I blogged very positively about Anne Marie Waters a little over a year ago, when she spoke in London. At that point she was describing leaving Left / Feminist / Secularist movements behind and moving into Sharia Watch and UKIP. Her “Three I’s” – anti-Islamisation, anti-Immigration and pro-Independence, and the fact that established political movements that should be taking strong stands on these issues are effectively colluding through ideological political correctness.
More recently, having added Pegida to the movements she supports, she gave an update of essentially the same talk in Nottingham (not great sound quality) – “Islam and the Political Left” – in the fresh light of Merkel in Germany and Islamist terror in Paris and Brussels.
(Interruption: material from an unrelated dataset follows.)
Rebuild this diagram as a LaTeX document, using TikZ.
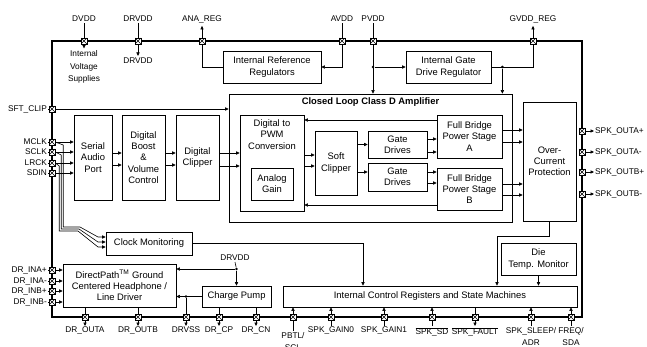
\documentclass[tikz,border=0pt]{standalone}
\usepackage{fontspec}
\setmainfont{Liberation Sans}
\usetikzlibrary{arrows.meta}

\tikzset{
	blk/.style={draw, line width=0.7pt, align=center, inner sep=1pt,
		font=\fontsize{9.4}{11.2}\selectfont},
	lbl/.style={inner sep=1pt, align=center, font=\fontsize{8.3}{12.5}\selectfont},
	padx/.style={draw, fill=white, line width=0.5pt, minimum size=6pt, inner sep=0pt,
		path picture={\draw[line width=0.4pt]
			(path picture bounding box.south west) -- (path picture bounding box.north east)
			(path picture bounding box.north west) -- (path picture bounding box.south east);}},
	wire/.style={line width=0.6pt},
	sig/.style={wire, -{Triangle[length=3.5pt,width=3.2pt]}},
	jdot/.style={circle, fill, inner sep=0pt, minimum size=2.8pt},
}

\begin{document}
\begin{tikzpicture}[x=1pt, y=-1pt]
	\useasboundingbox (0,0) rectangle (647,347);

	% outer border
	\draw [line width=1.6pt] (52,41) rectangle (582,317);

	% top blocks
	\node [blk, minimum width=98pt, minimum height=32pt] (irr)  at (272,67)  {Internal Reference\\Regulators};
	\node [blk, minimum width=85pt, minimum height=32pt] (igdr) at (448.5,67) {Internal Gate\\Drive Regulator};

	% audio path
	\node [blk, minimum width=283pt, minimum height=128pt,
		label={[anchor=north, yshift=-3pt, inner sep=1pt, font=\fontsize{9.4}{11}\selectfont\bfseries]north:Closed Loop Class D Amplifier}]
		(cl) at (370.5,158) {};
	\node [blk, minimum width=38pt, minimum height=85pt] (sap)   at (93,157.5)    {Serial\\Audio\\Port};
	\node [blk, minimum width=43pt, minimum height=85pt] (dbv)   at (143.5,157.5) {Digital\\Boost\\\&\\Volume\\Control};
	\node [blk, minimum width=43pt, minimum height=85pt] (dclip) at (197.5,157.5) {Digital\\Clipper};
	\node [blk, minimum width=64pt, minimum height=96pt,
		label={[anchor=north, yshift=-4pt, inner sep=1pt, align=center, font=\fontsize{9.4}{11.2}\selectfont]north:Digital to\\PWM\\Conversion}]
		(pwm) at (272,163) {};
	\node [blk, minimum width=42pt, minimum height=32pt] (again) at (272,184)   {Analog\\Gain};
	\node [blk, minimum width=42pt, minimum height=64pt] (sclip) at (336,163)   {Soft\\Clipper};
	\node [blk, minimum width=59pt, minimum height=27pt] (gd1)   at (397.5,144.5) {Gate\\Drives};
	\node [blk, minimum width=59pt, minimum height=28pt] (gd2)   at (397.5,177) {Gate\\Drives};
	\node [blk, minimum width=65pt, minimum height=43pt] (fba)   at (469.5,136.5) {Full Bridge\\Power Stage\\A};
	\node [blk, minimum width=65pt, minimum height=42pt] (fbb)   at (469.5,189) {Full Bridge\\Power Stage\\B};
	\node [blk, minimum width=53pt, minimum height=119pt] (ocp)  at (549.5,161.5) {Over-\\Current\\Protection};

	% lower blocks
	\node [blk, minimum width=86pt, minimum height=23pt]  (clk) at (149,243.5) {Clock Monitoring};
	\node [blk, minimum width=113pt, minimum height=43pt] (dp)  at (119.5,285.5) {DirectPath\textsuperscript{TM} Ground\\Centered Headphone /\\Line Driver};
	\node [blk, minimum width=69pt, minimum height=21pt]  (cp)  at (236.5,296.5) {Charge Pump};
	\node [blk, minimum width=294pt, minimum height=21pt] (icr) at (430,296.5) {Internal Control Registers and State Machines};
	\node [blk, minimum width=75pt, minimum height=32pt]  (dtm) at (538.5,259) {Die\\Temp. Monitor};

	% pins on top
	\foreach \n/\x/\t in {dvdd/84/DVDD, drvdd/138/DRVDD, anareg/202/ANA\_REG, avdd/342/AVDD, pvdd/373/PVDD, gvdd/533/GVDD\_REG} {
		\node [padx] (\n) at (\x,41) {};
		\node [lbl] (t\n) at (\x,19) {\t};
	}
	\node [lbl] (tivs)  at (84,67)  {\fontsize{8.3}{10}\selectfont Internal\\Voltage\\Supplies};
	\node [lbl] (tdrv2) at (138,61) {DRVDD};

	% pins on the left
	\foreach \n/\y/\t in {sftclip/109/SFT\_CLIP, mclk/142/MCLK, sclk/152/SCLK, lrck/163/LRCK, sdin/173/SDIN,
		inap/270/DR\_INA+, inam/281/DR\_INA-, inbp/291/DR\_INB+, inbm/302/DR\_INB-} {
		\node [padx] (\n) at (52,\y) {};
		\node [lbl, anchor=east] (t\n) at (48,\y) {\t};
		\draw [wire] (t\n.east) -- (\n.west);
	}

	% pins on the right
	\foreach \n/\y/\t in {outap/131/SPK\_OUTA+, outam/152/SPK\_OUTA-, outbp/172/SPK\_OUTB+, outbm/194/SPK\_OUTB-} {
		\node [padx] (\n) at (582,\y) {};
		\node [lbl, anchor=west] (t\n) at (594,\y) {\t};
		\draw [sig] (\n.east) -- (t\n.west);
	}

	% pins at the bottom
	\foreach \n/\x/\t in {droa/85/DR\_OUTA, drob/138/DR\_OUTB, drvss/186/DRVSS, drcp/219/DR\_CP, drcn/256/DR\_CN,
		gain0/331/SPK\_GAIN0, gain1/384/SPK\_GAIN1, sd/432/{$\overline{\mbox{SPK\_SD}}$},
		fault/475/{$\overline{\mbox{SPK\_FAULT}}$}, sleep/531/{SPK\_SLEEP/\\ADR}, freq/571/{FREQ/\\SDA}} {
		\node [padx] (\n) at (\x,317) {};
		\node [lbl, anchor=north] (t\n) at (\x,326) {\t};
	}
	\node [padx] (pbtl) at (293,317) {};
	\node [lbl, anchor=north] (tpbtl) at (293,331) {PBTL/\\SCL};

	% supplies
	\draw [wire] (tdvdd.south) -- (dvdd.north);
	\draw [sig, shorten >=1pt] (dvdd.south) -- (tivs.north);
	\draw [wire] (tdrvdd.south) -- (drvdd.north);
	\draw [sig, shorten >=1pt] (drvdd.south) -- (tdrv2.north);
	\draw [wire] (irr.west) -| (anareg.south);
	\draw [sig, shorten >=2pt] (anareg.north) -- (tanareg.south);
	\draw [wire] (tavdd.south) -- (avdd.north);
	\draw [sig] (avdd.south) |- (irr.east);
	\draw [wire] (tpvdd.south) -- (pvdd.north);
	\draw [sig] (pvdd.south) -- (pvdd.south |- cl.north);
	\node [jdot] (pvdot) at (pvdd.south |- igdr.west) {};
	\draw [sig] (pvdot) -- (igdr.west);
	\node [jdot] (gvdot) at (fba.east |- igdr.east) {};
	\draw [wire] (igdr.east) -| (gvdd.south);
	\draw [sig] (gvdot) -- (gvdot |- cl.north);
	\draw [sig, shorten >=2pt] (gvdd.north) -- (tgvdd.south);

	% audio path
	\draw [sig] (sftclip.east) -- (cl.west |- 0,109);
	\foreach \p in {mclk, sclk, lrck, sdin}
		\draw [sig] (\p.east) -- (sap.west |- \p.east);
	\foreach \y in {153,165} {
		\draw [sig] (sap.east |- 0,\y) -- (dbv.west |- 0,\y);
		\draw [sig] (dbv.east |- 0,\y) -- (dclip.west |- 0,\y);
	}
	\draw [sig] (dclip.east |- 0,153) -- (pwm.west |- 0,153);
	\draw [sig] (dclip.east |- 0,166) -- (pwm.west |- 0,166);
	\draw [sig] (pwm.east |- 0,155) -- (sclip.west |- 0,155);
	\draw [sig] (pwm.east |- 0,166) -- (sclip.west |- 0,166);
	\draw [sig] (sclip.east |- gd1.west) -- (gd1.west);
	\draw [sig] (sclip.east |- 0,172) -- (gd2.west |- 0,172);
	\draw [sig] (gd1.east |- 0,139) -- (fba.west |- 0,139);
	\draw [sig] (gd1.east |- 0,152) -- (fba.west |- 0,152);
	\draw [sig] (gd2.east |- 0,172) -- (fbb.west |- 0,172);
	\draw [sig] (gd2.east |- 0,183) -- (fbb.west |- 0,183);
	\draw [sig] (fba.east |- 0,130) -- (ocp.west |- 0,130);
	\draw [sig] (fba.east |- 0,142) -- (ocp.west |- 0,142);
	\draw [sig] (fbb.east |- 0,184) -- (ocp.west |- 0,184);
	\draw [sig] (fbb.east |- 0,195) -- (ocp.west |- 0,195);
	% feedback
	\draw [sig] (fba.west |- 0,120) -- (pwm.east |- 0,120);
	\draw [sig] (fbb.west |- 0,205) -- (pwm.east |- 0,205);

	% clock monitoring
	\foreach \p/\i in {mclk/0, sclk/1, lrck/2}
		\draw [sig] (\p.east) -- ++({8-2*\i},3) |- ({80-\i},{227+2*\i}) -- (98,{237+5*\i}) -- (clk.west |- 0,{237+5*\i});
	\draw [sig] (clk.east) -| (363,0 |- icr.north);
	\draw [sig] (ocp.south) |- (497,236) -- (497,0 |- icr.north);
	\draw [sig] (dtm.south) -- (dtm.south |- icr.north);

	% headphone driver
	\foreach \p in {inap, inam, inbp, inbm}
		\draw [sig] (\p.east) -- (dp.west |- \p.east);
	\node [lbl] (tdrv3) at (235,258) {DRVDD};
	\node [jdot] (drvdot) at (cp.north |- 0,269) {};
	\draw [wire] (tdrv3.south) -- (drvdot);
	\draw [sig] (drvdot) -- (dp.east |- drvdot);
	\draw [sig] (drvdot) -- (cp.north);
	\node [jdot] (vssdot) at (drvss.north |- cp.west) {};
	\draw [sig] (cp.west) -- (dp.east |- cp.west);
	\draw [wire] (drvss.north) -- (vssdot);

	% outputs at the bottom
	\foreach \p in {droa, drob}
		\draw [wire] (dp.south -| \p) -- (\p.north);
	\foreach \p in {drcp, drcn}
		\draw [wire] (cp.south -| \p) -- (\p.north);
	\draw [wire] (icr.south -| fault) -- (fault.north);
	\foreach \p in {droa, drob, drvss, drcp, drcn, fault}
		\draw [sig] (\p.south) -- (t\p.north);
	\foreach \p in {pbtl, gain0, gain1, sd, sleep, freq} {
		\draw [wire] (t\p.north) -- (\p.south);
		\draw [sig] (\p.north) -- (icr.south -| \p);
	}
\end{tikzpicture}
\end{document}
Now, she is a political campaigner, and chooses her rhetoric for its effect, so I wouldn’t always agree literally with every statement in an actual dialogue or argument. When debating politically-incorrect topics it is necessary to be extra careful – perversely, even to be a little politically correct – in choosing your words. And she is. There are things to say distinctly about both Islam and Islamism and the fact they are causally connected – and she does. When talking about immigration the things to say are about import of cultural practice inconsistent with our human values and freedoms – and she does. And she does it with reference to objective events, and empirical, pragmatic practice. She’s beyond – lost patience – with theory, and with overly analytical people like me.
I pick one example to analyse – highlighted already by a comment on the YouTube page:
“It’s not a conspiracy
[between Islam and the Western Liberal Left],
it’s a common ideology.”
- “Not a conspiracy” she says – that’s literally true. It’s a kind of collusion that evolves naturally in an environment of politically correct discourse – to look like a conspiracy, and behave like one too. It’s what I often call here a “memetic” effect. But, if it looks and quacks, many would call it a duck – she is careful not to.
- “It’s a common ideology” she says – well not literally true, but if documenting her thesis, her meaning is clear. They are both ideological and they share some important common ideological components – which she does indeed go on to list. She’s right. I’d just drop the “a” – the definite article. In fact the ideological problems run deep into how the meme of accepted discourse drives political correctness of [Western] thought, decision and action. A Catch-22. (Hence my own analysis here.)
Whilst we all deal with the difficulties of these “Three I’s” – facing us right now in the UK, she’s someone you should listen to carefully – with your ears and minds open. However you choose your own words, I’d challenge you articulate anywhere you believe she’s wrong. Anyone accusing her of bigotry – and many do – are not actually listening as carefully as she is speaking.
The fact it’s not actually an identifiable conspiracy, but more a mutual sleep-walk, means it’s particularly scary and dangerous to ignore it, or worse deny it, and all the more imperative we articulate and engineer solutions.